> _Given information_
▽

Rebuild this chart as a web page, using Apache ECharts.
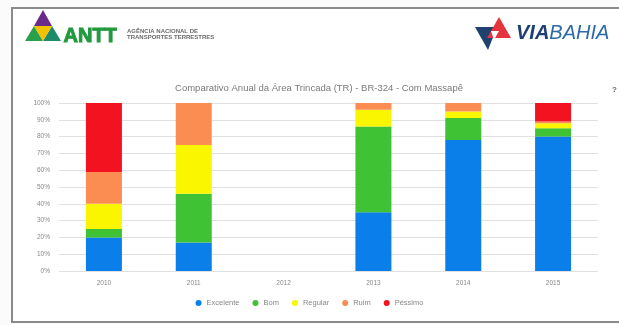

△
▽

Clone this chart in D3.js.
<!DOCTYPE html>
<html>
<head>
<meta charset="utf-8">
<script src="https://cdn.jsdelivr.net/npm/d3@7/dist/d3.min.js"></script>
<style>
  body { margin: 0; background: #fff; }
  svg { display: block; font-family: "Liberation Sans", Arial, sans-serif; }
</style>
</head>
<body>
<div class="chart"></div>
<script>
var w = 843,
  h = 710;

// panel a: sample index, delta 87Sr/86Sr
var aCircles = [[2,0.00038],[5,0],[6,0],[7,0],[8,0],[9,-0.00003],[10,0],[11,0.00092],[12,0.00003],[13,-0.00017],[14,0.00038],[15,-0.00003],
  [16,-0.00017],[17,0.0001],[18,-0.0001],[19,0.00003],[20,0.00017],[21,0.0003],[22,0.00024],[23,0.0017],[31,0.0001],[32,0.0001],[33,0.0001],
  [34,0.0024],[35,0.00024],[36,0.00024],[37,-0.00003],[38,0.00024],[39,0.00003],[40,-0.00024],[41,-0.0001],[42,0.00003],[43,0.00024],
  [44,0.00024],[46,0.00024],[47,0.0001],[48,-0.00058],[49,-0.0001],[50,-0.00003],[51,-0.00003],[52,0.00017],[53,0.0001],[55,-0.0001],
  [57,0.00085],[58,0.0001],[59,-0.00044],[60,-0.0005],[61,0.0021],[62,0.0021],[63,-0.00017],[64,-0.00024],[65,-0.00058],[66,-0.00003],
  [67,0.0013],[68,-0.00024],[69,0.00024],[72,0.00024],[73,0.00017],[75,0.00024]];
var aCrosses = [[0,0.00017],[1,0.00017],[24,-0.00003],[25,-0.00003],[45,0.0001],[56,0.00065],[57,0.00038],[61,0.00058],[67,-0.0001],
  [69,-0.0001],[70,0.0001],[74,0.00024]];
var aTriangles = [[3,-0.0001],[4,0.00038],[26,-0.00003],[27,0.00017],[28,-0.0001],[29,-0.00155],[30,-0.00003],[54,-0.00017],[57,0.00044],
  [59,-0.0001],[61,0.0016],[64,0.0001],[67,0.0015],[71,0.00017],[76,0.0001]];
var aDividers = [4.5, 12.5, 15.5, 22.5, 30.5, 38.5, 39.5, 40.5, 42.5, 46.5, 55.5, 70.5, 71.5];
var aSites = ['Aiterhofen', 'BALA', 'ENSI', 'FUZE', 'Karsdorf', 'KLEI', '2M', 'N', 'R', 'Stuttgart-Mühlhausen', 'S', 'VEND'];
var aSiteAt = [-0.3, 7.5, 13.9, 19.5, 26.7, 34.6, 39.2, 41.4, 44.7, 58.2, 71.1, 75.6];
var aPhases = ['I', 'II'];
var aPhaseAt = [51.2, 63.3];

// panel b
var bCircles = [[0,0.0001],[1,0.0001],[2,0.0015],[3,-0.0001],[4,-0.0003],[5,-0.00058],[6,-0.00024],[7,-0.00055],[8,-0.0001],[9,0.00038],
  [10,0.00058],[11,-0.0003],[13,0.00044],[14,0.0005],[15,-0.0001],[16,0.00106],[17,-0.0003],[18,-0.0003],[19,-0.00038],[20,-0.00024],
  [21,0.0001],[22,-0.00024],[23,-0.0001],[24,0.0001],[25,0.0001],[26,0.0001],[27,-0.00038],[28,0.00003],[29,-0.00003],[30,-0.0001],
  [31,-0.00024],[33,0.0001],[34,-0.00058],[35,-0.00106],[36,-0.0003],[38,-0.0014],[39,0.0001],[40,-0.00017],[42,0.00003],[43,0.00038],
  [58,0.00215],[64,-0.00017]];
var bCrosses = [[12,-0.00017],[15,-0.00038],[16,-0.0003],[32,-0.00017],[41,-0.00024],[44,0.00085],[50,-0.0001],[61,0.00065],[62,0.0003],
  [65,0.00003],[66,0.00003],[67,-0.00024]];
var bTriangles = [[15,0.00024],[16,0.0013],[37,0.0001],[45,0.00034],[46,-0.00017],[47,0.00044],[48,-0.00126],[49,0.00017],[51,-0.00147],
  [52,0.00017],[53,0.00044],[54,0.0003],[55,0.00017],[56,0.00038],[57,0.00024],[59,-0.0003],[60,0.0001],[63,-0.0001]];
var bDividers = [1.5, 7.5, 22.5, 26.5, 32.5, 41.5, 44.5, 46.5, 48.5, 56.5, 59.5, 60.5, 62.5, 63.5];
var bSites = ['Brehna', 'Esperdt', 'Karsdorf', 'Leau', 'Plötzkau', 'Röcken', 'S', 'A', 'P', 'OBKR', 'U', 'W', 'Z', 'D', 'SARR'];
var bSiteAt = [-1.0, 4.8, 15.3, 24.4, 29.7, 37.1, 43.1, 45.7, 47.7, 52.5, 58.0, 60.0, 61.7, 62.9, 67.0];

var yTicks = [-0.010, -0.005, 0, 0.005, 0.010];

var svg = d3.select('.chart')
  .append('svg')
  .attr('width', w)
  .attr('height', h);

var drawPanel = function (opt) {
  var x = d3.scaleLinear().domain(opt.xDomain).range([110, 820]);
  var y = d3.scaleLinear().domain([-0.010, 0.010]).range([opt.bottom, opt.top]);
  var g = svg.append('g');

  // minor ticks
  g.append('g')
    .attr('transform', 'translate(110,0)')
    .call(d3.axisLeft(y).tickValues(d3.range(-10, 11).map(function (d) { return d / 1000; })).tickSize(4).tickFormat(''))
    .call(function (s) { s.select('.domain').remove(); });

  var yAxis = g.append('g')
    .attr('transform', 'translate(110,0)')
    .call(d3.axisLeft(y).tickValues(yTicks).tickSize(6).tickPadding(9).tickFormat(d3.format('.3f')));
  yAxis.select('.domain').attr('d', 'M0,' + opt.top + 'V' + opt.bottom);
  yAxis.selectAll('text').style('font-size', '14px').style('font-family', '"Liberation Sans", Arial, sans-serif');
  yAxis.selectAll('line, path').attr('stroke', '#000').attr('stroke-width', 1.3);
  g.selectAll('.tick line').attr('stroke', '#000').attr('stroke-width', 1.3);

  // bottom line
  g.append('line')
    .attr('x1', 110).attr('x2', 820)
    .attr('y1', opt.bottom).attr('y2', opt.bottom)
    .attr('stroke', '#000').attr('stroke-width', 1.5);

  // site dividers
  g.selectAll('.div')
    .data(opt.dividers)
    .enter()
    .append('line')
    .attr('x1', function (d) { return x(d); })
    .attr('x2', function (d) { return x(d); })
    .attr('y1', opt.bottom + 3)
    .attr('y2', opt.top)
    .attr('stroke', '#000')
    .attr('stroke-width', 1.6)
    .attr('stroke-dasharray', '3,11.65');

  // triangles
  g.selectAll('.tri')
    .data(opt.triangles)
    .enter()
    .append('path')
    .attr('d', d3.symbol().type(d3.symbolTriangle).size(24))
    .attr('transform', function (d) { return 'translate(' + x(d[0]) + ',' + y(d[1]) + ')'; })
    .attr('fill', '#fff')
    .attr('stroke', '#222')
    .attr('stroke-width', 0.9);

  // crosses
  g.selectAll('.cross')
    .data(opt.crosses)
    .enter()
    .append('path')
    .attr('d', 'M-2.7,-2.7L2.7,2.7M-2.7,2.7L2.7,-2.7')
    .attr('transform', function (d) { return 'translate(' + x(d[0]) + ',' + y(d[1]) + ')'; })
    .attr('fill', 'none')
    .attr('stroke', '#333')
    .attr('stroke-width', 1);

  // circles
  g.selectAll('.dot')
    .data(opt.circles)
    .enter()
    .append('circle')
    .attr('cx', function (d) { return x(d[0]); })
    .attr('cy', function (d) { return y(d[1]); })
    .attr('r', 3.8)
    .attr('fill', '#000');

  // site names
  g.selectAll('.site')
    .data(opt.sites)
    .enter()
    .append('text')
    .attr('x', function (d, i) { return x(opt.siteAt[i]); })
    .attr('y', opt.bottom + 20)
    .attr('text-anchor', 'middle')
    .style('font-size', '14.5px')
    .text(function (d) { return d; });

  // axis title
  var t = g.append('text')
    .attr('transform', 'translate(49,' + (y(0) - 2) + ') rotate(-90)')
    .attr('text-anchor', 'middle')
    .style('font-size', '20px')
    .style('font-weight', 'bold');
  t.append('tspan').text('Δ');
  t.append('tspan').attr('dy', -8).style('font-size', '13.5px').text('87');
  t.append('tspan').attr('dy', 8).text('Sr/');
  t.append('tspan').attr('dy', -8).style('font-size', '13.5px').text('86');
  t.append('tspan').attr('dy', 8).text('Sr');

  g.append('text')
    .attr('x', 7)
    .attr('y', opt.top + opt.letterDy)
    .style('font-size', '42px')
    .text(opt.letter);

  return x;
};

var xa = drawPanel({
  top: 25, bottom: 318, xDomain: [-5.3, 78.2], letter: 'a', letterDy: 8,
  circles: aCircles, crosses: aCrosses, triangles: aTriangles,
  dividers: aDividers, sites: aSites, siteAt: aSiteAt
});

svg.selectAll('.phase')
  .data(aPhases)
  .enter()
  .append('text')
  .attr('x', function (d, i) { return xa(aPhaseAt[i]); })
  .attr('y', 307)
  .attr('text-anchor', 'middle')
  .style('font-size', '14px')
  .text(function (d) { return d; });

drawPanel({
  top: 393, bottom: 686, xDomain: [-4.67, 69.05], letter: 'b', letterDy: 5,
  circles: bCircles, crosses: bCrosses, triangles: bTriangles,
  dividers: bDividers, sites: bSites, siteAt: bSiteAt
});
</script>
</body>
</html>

△
▽

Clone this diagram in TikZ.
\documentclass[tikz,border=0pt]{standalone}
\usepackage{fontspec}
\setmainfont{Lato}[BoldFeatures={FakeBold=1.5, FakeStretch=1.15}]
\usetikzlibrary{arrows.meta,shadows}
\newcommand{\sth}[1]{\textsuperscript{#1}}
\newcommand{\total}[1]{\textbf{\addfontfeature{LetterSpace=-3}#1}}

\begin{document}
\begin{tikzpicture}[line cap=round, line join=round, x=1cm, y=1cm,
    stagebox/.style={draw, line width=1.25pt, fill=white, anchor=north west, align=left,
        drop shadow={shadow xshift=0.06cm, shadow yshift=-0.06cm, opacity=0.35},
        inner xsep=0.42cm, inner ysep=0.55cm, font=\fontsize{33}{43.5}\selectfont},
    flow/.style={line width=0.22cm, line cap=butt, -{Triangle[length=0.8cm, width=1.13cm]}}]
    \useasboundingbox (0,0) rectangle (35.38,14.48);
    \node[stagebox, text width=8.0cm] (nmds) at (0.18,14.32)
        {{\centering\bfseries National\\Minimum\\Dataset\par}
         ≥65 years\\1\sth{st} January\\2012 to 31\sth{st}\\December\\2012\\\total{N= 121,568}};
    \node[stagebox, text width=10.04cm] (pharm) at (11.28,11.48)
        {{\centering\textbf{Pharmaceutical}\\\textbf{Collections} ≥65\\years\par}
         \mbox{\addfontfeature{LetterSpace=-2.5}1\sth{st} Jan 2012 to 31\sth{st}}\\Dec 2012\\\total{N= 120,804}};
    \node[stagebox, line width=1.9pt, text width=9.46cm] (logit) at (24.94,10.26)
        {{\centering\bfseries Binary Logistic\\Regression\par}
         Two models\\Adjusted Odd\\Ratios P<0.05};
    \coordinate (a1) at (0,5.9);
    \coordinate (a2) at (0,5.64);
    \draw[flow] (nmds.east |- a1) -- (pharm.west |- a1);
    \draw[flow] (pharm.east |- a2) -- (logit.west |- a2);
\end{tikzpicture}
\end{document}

△

> _Given instruction_
Gather every line from the entries above where the word "chart" appears, and copy them.

> _Full response_
Rebuild this chart as a web page, using Apache ECharts.
Clone this chart in D3.js.
<div class="chart"></div>
var svg = d3.select('.chart')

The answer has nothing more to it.